Can you imagine if we did this with our legislators? Give 'em a bungalow, a Ford Focus and a gas card, and tie their life to staying honest. Periodically audit their bank accounts to look for evidence of bribes and payoffs -- all part of the job. Make public service be SERVICE. Only after a certain amount of service should any lifetime benefits be offered, akin to the gold watch when one retires from a private sector job. Reward honesty and integrity so that the incentive to do what's right overrides any short-term benefits from graft and corruption.
And last, but certainly NOT least -- and the hardest one to pull off -- cancel the so-called "Santa Clara Decision" (something only the Supreme Court can do), rescind corporate "personhood" when it comes to civil rights, and disallow corporations ANY representation via lobbyists. Disallow any corporate contributions to any candidate, party or political group.
Corporations are for-profit groups, and as such, should be neutral when it comes to politics. Nobody's free speech rights are violated, as all owners, staff/employees and associates of any given corporation still can vote and contribute as individuals. A business owner is still free to let candidates tour their plants and shake hands, and even have assemblies where he/she can extol the virtues of a candidate or policy and ask their employees to support it.

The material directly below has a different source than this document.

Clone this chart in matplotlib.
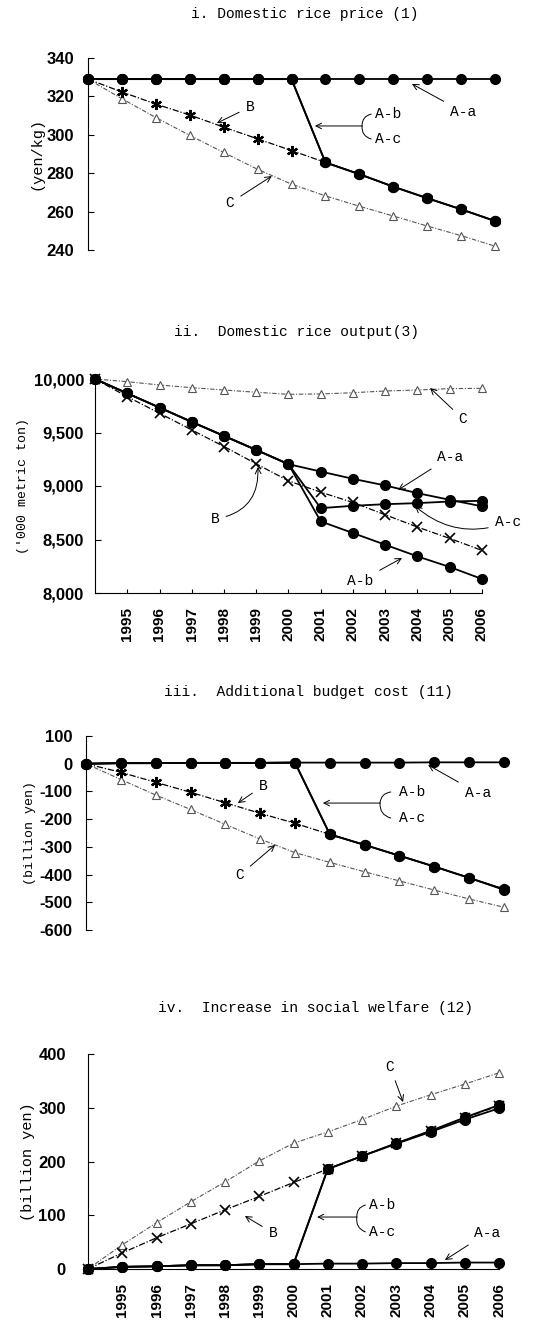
import matplotlib
matplotlib.use("Agg")
import matplotlib.pyplot as plt

# ---- data ----
years = list(range(1994, 2007))
year_labels = [str(y) for y in years[1:]]

# i. Domestic rice price (yen/kg)
price_Aa = [329, 329, 329, 329, 329, 329, 329, 329, 329, 329, 329, 329, 329]
price_Ab = [329, 329, 329, 329, 329, 329, 329, 285.6, 279.5, 273, 267, 261.2, 255.1]
price_Ac = [329, 329, 329, 329, 329, 329, 329, 285.6, 279.5, 273, 267, 261.2, 255.1]
price_B = [329, 322.3, 316, 310.3, 304, 297.9, 291.8, 285.6, 279.5, 273, 267, 261.2, 255.1]
price_C = [329, 318.8, 309, 299.7, 290.8, 282, 274.3, 268.2, 262.8, 257.7, 252.5, 247.5, 242]

# ii. Domestic rice output ('000 metric ton)
output_Aa = [10000, 9866, 9733, 9599, 9468, 9337, 9204, 9135, 9067, 9005, 8933, 8871, 8810]
output_Ab = [10000, 9866, 9733, 9599, 9468, 9337, 9204, 8669, 8560, 8451, 8342, 8243, 8131]
output_Ac = [10000, 9866, 9733, 9599, 9468, 9337, 9204, 8793, 8815, 8830, 8840, 8855, 8862]
output_B = [10000, 9835, 9680, 9524, 9369, 9207, 9048, 8942, 8846, 8731, 8616, 8510, 8398]
output_C = [10000, 9975, 9944, 9919, 9897, 9876, 9857, 9860, 9872, 9888, 9897, 9910, 9913]

# iii. Additional budget cost (billion yen)
budget_Aa = [0, 2, 2, 3, 3, 3, 4, 4, 4, 4, 5, 5, 5]
budget_Ab = [0, 2, 2, 3, 3, 3, 4, -255, -293, -332, -371, -412, -453]
budget_Ac = [0, 2, 2, 3, 3, 3, 4, -255, -293, -332, -371, -412, -455]
budget_B = [0, -31, -67, -103, -141, -179, -215, -255, -293, -332, -371, -412, -453]
budget_C = [0, -57, -113, -165, -219, -272, -321, -356, -390, -423, -456, -488, -518]

# iv. Increase in social welfare (billion yen)
welfare_Aa = [0, 4, 5, 7, 7, 9, 9, 10, 10, 11, 11, 12, 12]
welfare_Ab = [0, 4, 5, 7, 7, 9, 9, 186, 210, 234, 257, 282, 305]
welfare_Ac = [0, 4, 5, 7, 7, 9, 9, 186, 210, 233, 255, 278, 299]
welfare_B = [0, 30, 58, 84, 110, 135, 161, 186, 210, 234, 257, 281, 304]
welfare_C = [0, 45, 86, 125, 162, 201, 234, 255, 278, 303, 324, 344, 365]

MONO = ["Liberation Mono", "DejaVu Sans Mono"]
NARROW = ["Liberation Sans Narrow", "Liberation Sans", "DejaVu Sans"]

W, H = 537, 1321
fig = plt.figure(figsize=(W / 100, H / 100), dpi=100)


def make_axes(left, right, top, bottom):
    """Axes box given in pixel coordinates measured from the top-left."""
    return fig.add_axes([left / W, (H - bottom) / H, (right - left) / W, (bottom - top) / H])


def draw_series(ax, aa, ab, ac, b, c, b_marker, b_ms, b_mew):
    x = list(range(len(years)))
    ax.plot(x, c, color="#555555", lw=0.8, ls=(0, (4, 1.5, 1, 1.5)),
            marker="^", ms=6, mfc="white", mec="#555555", mew=0.8, clip_on=False, zorder=2)
    ax.plot(x, b, color="black", lw=0.9, ls=(0, (5, 1.5, 1, 1.5)),
            marker=b_marker, ms=b_ms, mec="black", mew=b_mew, clip_on=False, zorder=3)
    for s in (ac, ab, aa):
        ax.plot(x, s, color="black", lw=1.3, marker="o", ms=7,
                mfc="black", mec="black", clip_on=False, zorder=4)
    ax.set_xlim(0, 12)


def style_axes(ax, yticks, ylabels, bottom_axis, ypad=10):
    ax.set_yticks(yticks)
    ax.set_yticklabels(ylabels, family=NARROW, fontsize=12, fontweight="bold")
    ax.tick_params(axis="y", direction="in", length=4, width=0.8, pad=ypad)
    for sp in ("top", "right"):
        ax.spines[sp].set_visible(False)
    ax.spines["left"].set_linewidth(0.8)
    if bottom_axis:
        ax.spines["bottom"].set_linewidth(0.8)
        ax.set_xticks(range(1, 13))
        ax.set_xticklabels(year_labels, rotation=90, family=NARROW,
                           fontsize=11, fontweight="bold")
        ax.tick_params(axis="x", direction="in", length=3, width=0.8, pad=10)
    else:
        ax.spines["bottom"].set_visible(False)
        ax.set_xticks([])


def label(ax, text, xy, xytext, rad=0.0):
    ax.annotate(text, xy=xy, xytext=xytext, ha="center", va="center",
                family=MONO, fontsize=10.5,
                arrowprops=dict(arrowstyle="->", color="black", lw=0.7,
                                shrinkA=3, shrinkB=0,
                                connectionstyle="arc3,rad=%s" % rad))


def bracket(ax, xb, yarrow, xtip, ytop, ybot, xtext):
    ax.annotate("", xy=(xtip, yarrow), xytext=(xb, yarrow),
                arrowprops=dict(arrowstyle="->", color="black", lw=0.7, shrinkA=0, shrinkB=0))
    ax.annotate("", xy=(xtext, ytop), xytext=(xb, yarrow),
                arrowprops=dict(arrowstyle="-", color="black", lw=0.7, shrinkA=0, shrinkB=0,
                                connectionstyle="arc3,rad=-0.4"))
    ax.annotate("", xy=(xtext, ybot), xytext=(xb, yarrow),
                arrowprops=dict(arrowstyle="-", color="black", lw=0.7, shrinkA=0, shrinkB=0,
                                connectionstyle="arc3,rad=0.4"))


# ---- i. price ----
ax1 = make_axes(88, 495, 58, 250)
draw_series(ax1, price_Aa, price_Ab, price_Ac, price_B, price_C, (6, 2, 0), 8, 1.6)
ax1.set_ylim(240, 340)
style_axes(ax1, [240, 260, 280, 300, 320, 340], ["240", "260", "280", "300", "320", "340"], False)
ax1.set_ylabel("(yen/kg)", family=MONO, fontsize=11, labelpad=2)
fig.text(305 / W, 1 - 14 / H, "i. Domestic rice price (1)", ha="center", va="center",
         family=MONO, fontsize=10.5)
label(ax1, "B", (3.80, 306.1), (4.78, 314.5))
label(ax1, "C", (5.42, 278.5), (4.19, 264.5))
label(ax1, "A-a", (9.55, 326.5), (11.06, 311.9))
ax1.text(8.85, 310.8, "A-b", ha="center", va="center", family=MONO, fontsize=10.5)
ax1.text(8.85, 297.8, "A-c", ha="center", va="center", family=MONO, fontsize=10.5)
bracket(ax1, 8.08, 304.6, 6.69, 310.8, 297.8, 8.35)

# ---- ii. output ----
ax2 = make_axes(95, 482, 379, 593)
draw_series(ax2, output_Aa, output_Ab, output_Ac, output_B, output_C, "x", 7, 1.2)
ax2.set_ylim(8000, 10000)
style_axes(ax2, [8000, 8500, 9000, 9500, 10000],
           ["8,000", "8,500", "9,000", "9,500", "10,000"], True, ypad=8)
ax2.set_ylabel("('000 metric ton)", family=MONO, fontsize=9.5, labelpad=3)
fig.text(296 / W, 1 - 332 / H, "ii.  Domestic rice output(3)", ha="center", va="center",
         family=MONO, fontsize=10.5)
label(ax2, "C", (10.39, 9916), (11.41, 9626))
label(ax2, "A-a", (9.40, 8963), (11.01, 9271))
label(ax2, "B", (5.05, 9178), (3.72, 8692), rad=0.45)
label(ax2, "A-c", (9.92, 8813), (12.81, 8663), rad=-0.3)
label(ax2, "A-b", (9.52, 8327), (8.22, 8112))

# ---- iii. budget ----
ax3 = make_axes(86, 504, 736, 930)
draw_series(ax3, budget_Aa, budget_Ab, budget_Ac, budget_B, budget_C, (6, 2, 0), 8, 1.6)
ax3.set_ylim(-600, 100)
style_axes(ax3, [-600, -500, -400, -300, -200, -100, 0, 100],
           ["-600", "-500", "-400", "-300", "-200", "-100", "0", "100"], False)
ax3.set_ylabel("(billion yen)", family=MONO, fontsize=9.5, labelpad=2)
fig.text(308 / W, 1 - 692 / H, "iii.  Additional budget cost (11)", ha="center", va="center",
         family=MONO, fontsize=10.5)
label(ax3, "B", (4.36, -142), (5.08, -80))
label(ax3, "C", (5.43, -293), (4.42, -401.5))
label(ax3, "A-a", (9.82, -4.6), (11.25, -106))
ax3.text(9.36, -102, "A-b", ha="center", va="center", family=MONO, fontsize=10.5)
ax3.text(9.36, -196, "A-c", ha="center", va="center", family=MONO, fontsize=10.5)
bracket(ax3, 8.44, -142, 6.80, -102, -196, 8.75)

# ---- iv. welfare ----
ax4 = make_axes(88, 499, 1054, 1269)
draw_series(ax4, welfare_Aa, welfare_Ab, welfare_Ac, welfare_B, welfare_C, "x", 7, 1.2)
ax4.set_ylim(0, 400)
style_axes(ax4, [0, 100, 200, 300, 400], ["0", "100", "200", "300", "400"], True, ypad=16)
ax4.set_ylabel("(billion yen)", family=MONO, fontsize=11, labelpad=2)
fig.text(315 / W, 1 - 1008 / H, "iv.  Increase in social welfare (12)", ha="center",
         va="center", family=MONO, fontsize=10.5)
label(ax4, "C", (9.20, 310.7), (8.82, 375.8))
label(ax4, "B", (4.58, 98.6), (5.40, 67))
label(ax4, "A-a", (10.42, 16.7), (11.65, 67))
ax4.text(8.58, 119, "A-b", ha="center", va="center", family=MONO, fontsize=10.5)
ax4.text(8.58, 69, "A-c", ha="center", va="center", family=MONO, fontsize=10.5)
bracket(ax4, 7.85, 96.7, 6.69, 119, 69, 8.1)

fig.savefig("out.png", dpi=100)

Nothing really changes, with the excpetion that corporate money is removed from politics.
Combine this with TRUE campaign finance reform, where private money is removed from the political process as well -- so that the super wealthy don't have any advantage in the political process either -- and we can purge the current system, turning it back into something our founders might recognize as the democratic republic they originally fashioned for us.
We can make this happen, but only if we have the will.